═══ Provided information

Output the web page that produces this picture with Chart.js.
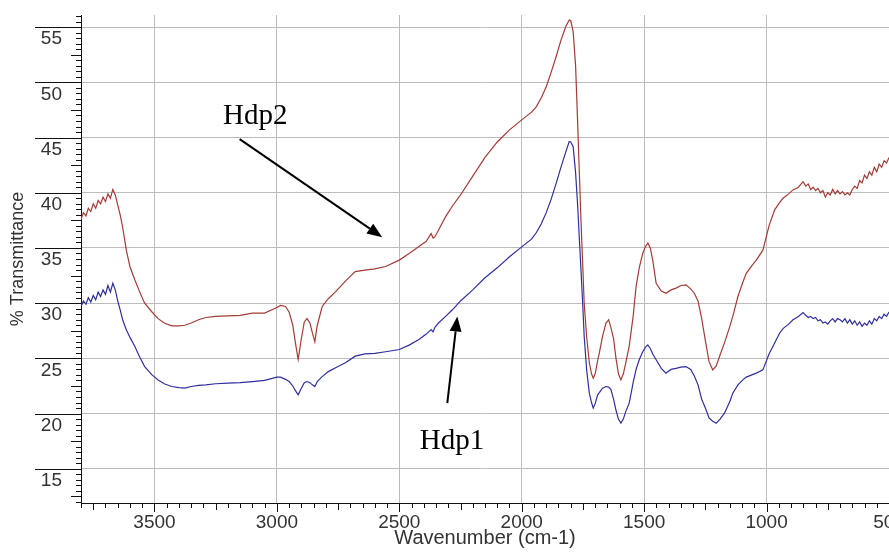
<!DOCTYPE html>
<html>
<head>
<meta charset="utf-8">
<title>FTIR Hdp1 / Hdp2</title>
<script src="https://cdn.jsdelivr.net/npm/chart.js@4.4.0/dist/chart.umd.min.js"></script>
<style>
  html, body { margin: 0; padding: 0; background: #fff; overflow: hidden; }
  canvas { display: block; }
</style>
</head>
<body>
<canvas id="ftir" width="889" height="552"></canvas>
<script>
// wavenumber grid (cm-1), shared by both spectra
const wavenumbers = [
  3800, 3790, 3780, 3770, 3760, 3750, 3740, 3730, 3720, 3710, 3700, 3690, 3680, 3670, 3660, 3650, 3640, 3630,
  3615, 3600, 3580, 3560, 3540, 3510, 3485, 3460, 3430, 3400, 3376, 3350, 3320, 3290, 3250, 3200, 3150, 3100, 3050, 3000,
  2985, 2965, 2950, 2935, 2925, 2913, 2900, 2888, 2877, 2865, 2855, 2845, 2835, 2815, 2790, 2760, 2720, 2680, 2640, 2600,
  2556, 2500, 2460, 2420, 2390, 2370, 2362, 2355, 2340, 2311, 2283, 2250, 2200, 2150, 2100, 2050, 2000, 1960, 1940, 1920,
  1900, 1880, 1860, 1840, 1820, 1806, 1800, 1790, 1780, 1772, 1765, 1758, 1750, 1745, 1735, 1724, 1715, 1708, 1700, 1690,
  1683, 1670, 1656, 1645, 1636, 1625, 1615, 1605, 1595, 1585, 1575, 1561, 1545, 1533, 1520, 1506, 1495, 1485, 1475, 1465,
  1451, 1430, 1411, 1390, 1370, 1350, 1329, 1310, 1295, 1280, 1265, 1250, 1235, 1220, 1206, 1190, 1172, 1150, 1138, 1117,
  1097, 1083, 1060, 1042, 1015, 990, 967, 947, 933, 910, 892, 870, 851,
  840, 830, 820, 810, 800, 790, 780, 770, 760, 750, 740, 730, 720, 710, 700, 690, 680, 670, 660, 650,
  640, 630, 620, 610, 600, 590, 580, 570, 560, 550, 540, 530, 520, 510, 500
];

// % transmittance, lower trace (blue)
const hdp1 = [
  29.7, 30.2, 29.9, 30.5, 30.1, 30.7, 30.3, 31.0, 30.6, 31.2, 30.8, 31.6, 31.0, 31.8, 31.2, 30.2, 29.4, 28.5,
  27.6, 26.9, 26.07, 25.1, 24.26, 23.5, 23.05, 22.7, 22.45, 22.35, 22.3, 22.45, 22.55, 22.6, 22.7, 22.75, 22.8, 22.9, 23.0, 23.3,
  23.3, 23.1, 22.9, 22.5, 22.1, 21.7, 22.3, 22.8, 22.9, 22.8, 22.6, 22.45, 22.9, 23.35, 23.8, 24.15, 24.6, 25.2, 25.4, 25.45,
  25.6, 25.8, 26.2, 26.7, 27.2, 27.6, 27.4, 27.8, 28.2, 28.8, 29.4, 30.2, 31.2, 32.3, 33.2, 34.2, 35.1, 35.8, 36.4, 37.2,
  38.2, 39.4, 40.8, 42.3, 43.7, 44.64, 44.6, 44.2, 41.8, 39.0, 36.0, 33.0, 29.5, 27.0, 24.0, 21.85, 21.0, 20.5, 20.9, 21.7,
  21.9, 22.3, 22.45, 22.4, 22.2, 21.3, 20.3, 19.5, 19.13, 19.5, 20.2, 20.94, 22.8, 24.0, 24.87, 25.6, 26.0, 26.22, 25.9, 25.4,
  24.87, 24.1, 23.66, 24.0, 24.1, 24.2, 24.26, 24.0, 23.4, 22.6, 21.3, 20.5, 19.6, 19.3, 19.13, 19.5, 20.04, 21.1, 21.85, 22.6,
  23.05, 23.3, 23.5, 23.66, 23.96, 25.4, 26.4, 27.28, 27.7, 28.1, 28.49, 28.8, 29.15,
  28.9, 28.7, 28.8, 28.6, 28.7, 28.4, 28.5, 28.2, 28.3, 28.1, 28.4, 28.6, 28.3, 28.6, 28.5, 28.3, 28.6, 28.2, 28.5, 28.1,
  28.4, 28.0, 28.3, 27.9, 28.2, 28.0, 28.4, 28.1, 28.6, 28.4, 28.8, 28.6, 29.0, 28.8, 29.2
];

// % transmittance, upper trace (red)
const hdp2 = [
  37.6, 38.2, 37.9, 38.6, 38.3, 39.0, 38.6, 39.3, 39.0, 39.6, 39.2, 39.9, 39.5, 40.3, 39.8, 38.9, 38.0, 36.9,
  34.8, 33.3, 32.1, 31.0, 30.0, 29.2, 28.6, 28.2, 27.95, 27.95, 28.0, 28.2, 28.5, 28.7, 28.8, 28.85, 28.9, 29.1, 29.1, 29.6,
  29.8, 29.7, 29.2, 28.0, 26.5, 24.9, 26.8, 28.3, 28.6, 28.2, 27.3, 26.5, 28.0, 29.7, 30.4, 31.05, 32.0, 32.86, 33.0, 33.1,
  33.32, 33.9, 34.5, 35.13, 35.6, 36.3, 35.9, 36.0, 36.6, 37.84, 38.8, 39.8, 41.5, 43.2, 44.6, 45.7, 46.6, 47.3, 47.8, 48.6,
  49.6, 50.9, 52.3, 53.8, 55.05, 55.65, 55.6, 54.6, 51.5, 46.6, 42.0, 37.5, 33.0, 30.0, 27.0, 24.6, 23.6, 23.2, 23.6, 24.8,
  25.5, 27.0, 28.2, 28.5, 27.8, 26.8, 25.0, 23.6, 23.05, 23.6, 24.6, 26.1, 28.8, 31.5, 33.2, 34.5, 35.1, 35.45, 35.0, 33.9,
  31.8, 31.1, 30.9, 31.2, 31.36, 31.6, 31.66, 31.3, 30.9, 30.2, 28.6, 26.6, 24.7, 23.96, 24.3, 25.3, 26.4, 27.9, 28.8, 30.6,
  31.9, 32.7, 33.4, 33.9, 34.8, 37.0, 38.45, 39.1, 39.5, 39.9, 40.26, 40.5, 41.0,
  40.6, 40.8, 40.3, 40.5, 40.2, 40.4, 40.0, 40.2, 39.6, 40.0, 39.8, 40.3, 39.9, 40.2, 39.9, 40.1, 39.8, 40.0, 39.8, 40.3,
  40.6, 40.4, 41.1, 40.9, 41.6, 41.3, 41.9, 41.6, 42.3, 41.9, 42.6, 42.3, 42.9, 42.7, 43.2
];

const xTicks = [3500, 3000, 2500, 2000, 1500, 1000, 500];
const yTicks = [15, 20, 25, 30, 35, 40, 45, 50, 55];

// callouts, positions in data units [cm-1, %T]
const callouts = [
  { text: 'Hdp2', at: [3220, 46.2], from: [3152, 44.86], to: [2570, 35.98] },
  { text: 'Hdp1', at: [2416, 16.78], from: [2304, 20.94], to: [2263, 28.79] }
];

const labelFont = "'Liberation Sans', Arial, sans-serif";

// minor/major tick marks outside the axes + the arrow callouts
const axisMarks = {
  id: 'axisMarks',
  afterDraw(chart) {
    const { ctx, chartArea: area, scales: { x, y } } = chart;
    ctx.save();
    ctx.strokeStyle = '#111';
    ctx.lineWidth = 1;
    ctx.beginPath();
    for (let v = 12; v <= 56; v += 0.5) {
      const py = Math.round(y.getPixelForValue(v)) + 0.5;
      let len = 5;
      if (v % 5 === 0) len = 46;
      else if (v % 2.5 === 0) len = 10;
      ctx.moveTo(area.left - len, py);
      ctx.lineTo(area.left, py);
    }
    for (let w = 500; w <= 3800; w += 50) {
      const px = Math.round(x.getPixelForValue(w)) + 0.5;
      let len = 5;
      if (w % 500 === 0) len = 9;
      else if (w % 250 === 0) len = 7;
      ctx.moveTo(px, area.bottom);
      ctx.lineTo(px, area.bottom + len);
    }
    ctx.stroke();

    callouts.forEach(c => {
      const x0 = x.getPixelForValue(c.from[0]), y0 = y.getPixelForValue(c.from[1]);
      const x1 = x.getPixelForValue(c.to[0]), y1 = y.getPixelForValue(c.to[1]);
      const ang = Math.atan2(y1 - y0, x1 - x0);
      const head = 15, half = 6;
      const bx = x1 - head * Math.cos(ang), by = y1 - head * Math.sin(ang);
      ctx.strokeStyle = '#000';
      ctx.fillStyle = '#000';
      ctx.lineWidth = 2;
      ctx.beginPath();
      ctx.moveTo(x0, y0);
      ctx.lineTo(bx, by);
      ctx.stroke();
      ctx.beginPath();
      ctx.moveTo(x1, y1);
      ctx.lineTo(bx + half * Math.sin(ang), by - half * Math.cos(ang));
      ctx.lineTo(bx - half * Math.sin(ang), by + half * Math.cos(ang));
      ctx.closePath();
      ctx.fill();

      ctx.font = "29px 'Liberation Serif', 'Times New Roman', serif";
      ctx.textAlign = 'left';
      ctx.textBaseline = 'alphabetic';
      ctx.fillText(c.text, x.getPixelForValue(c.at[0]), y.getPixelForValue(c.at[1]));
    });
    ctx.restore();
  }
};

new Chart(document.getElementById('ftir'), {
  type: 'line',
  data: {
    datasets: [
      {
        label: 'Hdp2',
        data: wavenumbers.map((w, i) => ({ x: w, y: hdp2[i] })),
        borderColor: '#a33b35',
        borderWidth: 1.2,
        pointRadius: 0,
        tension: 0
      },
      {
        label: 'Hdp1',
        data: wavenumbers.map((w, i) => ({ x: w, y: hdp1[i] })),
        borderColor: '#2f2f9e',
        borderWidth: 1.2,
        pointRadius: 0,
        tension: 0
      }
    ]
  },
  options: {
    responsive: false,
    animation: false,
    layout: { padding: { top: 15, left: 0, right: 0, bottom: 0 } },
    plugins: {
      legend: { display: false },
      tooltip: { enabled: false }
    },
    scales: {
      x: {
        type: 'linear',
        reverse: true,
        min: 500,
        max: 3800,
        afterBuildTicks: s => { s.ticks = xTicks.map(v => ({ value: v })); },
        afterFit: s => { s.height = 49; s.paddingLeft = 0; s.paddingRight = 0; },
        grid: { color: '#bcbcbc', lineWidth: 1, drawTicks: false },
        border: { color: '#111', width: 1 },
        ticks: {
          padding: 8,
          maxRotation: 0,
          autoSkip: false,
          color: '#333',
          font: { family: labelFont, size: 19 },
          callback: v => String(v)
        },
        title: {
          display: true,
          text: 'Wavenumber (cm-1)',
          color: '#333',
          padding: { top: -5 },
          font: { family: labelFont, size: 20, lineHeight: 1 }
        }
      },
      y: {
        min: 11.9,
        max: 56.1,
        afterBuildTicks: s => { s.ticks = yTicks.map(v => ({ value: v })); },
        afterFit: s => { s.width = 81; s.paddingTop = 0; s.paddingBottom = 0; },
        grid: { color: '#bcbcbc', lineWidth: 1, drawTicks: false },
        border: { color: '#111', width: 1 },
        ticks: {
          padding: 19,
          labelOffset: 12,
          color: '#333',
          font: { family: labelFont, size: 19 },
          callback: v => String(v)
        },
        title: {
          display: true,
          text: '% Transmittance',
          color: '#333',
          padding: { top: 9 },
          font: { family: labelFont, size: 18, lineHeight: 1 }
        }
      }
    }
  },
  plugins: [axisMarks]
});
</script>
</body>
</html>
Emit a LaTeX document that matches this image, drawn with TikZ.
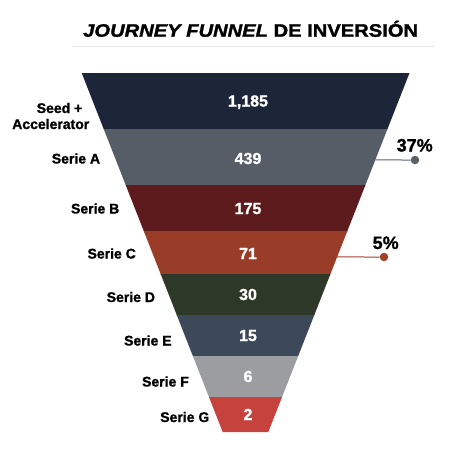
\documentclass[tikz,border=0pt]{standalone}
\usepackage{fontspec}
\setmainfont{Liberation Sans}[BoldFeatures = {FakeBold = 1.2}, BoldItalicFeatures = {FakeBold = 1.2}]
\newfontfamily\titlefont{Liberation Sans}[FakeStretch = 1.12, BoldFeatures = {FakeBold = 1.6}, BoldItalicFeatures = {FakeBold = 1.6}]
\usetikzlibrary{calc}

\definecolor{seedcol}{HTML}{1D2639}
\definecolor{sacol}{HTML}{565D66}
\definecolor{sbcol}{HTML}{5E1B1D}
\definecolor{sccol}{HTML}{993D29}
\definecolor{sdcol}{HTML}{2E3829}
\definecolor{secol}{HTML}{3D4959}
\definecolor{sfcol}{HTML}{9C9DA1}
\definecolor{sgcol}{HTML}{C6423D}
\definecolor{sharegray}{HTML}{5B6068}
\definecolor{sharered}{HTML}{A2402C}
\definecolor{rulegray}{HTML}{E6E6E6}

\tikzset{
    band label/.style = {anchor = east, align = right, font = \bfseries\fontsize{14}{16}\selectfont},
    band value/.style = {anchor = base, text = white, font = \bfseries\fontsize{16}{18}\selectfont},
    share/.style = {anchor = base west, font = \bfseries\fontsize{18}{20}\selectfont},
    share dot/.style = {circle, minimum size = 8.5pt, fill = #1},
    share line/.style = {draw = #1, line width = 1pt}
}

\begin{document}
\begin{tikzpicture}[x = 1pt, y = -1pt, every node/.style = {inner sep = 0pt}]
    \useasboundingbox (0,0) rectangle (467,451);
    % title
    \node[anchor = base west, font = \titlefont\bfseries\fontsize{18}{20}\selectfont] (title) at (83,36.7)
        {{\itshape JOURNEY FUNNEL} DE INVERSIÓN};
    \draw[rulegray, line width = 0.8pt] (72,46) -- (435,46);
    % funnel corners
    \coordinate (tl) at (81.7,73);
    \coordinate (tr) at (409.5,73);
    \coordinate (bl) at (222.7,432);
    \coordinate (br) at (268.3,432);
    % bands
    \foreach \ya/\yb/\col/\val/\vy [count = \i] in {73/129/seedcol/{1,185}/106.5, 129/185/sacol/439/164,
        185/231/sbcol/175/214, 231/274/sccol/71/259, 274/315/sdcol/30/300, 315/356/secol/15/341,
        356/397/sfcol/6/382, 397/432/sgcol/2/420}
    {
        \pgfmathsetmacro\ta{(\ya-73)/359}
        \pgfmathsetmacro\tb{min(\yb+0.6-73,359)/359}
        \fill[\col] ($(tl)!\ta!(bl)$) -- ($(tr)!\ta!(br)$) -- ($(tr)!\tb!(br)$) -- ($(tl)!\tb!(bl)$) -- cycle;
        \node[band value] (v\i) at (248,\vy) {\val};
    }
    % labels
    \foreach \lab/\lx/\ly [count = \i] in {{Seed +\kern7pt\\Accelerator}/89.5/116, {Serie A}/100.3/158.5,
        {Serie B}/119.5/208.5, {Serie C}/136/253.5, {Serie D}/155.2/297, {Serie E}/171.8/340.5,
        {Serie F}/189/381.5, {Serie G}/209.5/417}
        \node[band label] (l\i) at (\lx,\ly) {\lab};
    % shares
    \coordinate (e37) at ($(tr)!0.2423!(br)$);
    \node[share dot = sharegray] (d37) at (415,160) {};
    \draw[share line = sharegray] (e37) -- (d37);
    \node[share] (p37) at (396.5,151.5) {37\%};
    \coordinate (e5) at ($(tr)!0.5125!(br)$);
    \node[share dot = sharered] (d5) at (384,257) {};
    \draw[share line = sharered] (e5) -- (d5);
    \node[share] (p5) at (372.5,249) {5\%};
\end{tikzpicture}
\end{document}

══════

Problem to solve -
Copy each line of the data above that holds "this".

Task solution -
Output the web page that produces this picture with Chart.js.
Emit a LaTeX document that matches this image, drawn with TikZ.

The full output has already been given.